Planning a trip up? Here are a few things to do in Penticton and the South Okanagan during the month of September…

The Saturday morning Farmers Market in Penticton is one of the best that we’ve been to. Anywhere. Wander through the market to check out farm-fresh fruits and vegetables, honey and eggs. Have a Joy Road peach or apple gallette for breakfast (and throw a few bags of their granola in your luggage while you’re at it – best granola evah). Stock up on preserves, pickled bits and then finish off with a terrific bratwurst.
Saturday mornings until October 29 | 100 Block of Main Street, Penticton

K-OS plays Tinhorn Creek September 10!
September 10 | Tinhorn Creek Winery | concert 7pm (gates open at 6:30pm) |  $60 | Details

Joy Road Catering hooks up with Road 13 to offer a few Autumnal four-course dinners (paired with some of Road 13 rarest reds). During dinner, Road 13 proprietors, Mick and Pam Luckhurst entertain guests with stories of “life among the vines” The evening ends with a tour of Road 13’s Wine Vault (Read: access to impossible to find vintages) Under $100 is a steal for what you’ll experience but each dinner is limited to 40 people, so don’t stall on booking a seat.
September 13  and October 13 | Road 13 | $ 99 | Details

The Festival of the Grape goes down in Oliver in early October.
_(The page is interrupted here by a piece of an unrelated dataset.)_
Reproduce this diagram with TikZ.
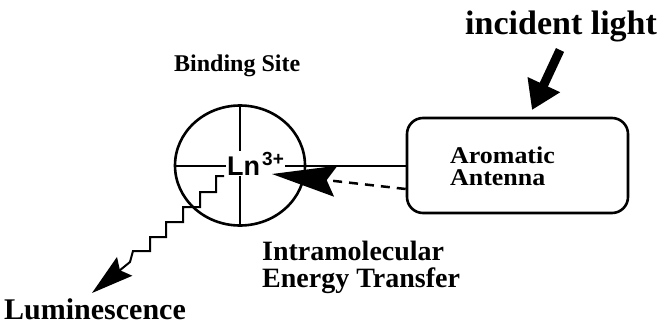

The one day event includes a parade, wine tasting, face-painting, live entertainment, food vendors, games and a Grape Stomp.
October 2 | Oliver Community Centre | Details

Just throwing this one in for fun. Also on October 2nd :  Wine Country Drag Racing. Make your way to the Osoyoos Airport Runway. Important details gleaned from the Wine Country Racing Association website: Spectators, bring a lawn chair so you can relax & enjoy the action. roper footwear encouraged as area is natural habitat to cactus. Alcohol prohibited 10am – Time Trials. 1pm – Drag Races.  When in Rome…
October 2 | 10am |  Osoyoos Airport | Details

The Annual Fall Okanagan Wine Festival throws down with165 events this year. The air is just starting to cool off, colours are changing and the fall harvest is going down. From seminars and tastings to dinners and parties, it’s a bloody good time.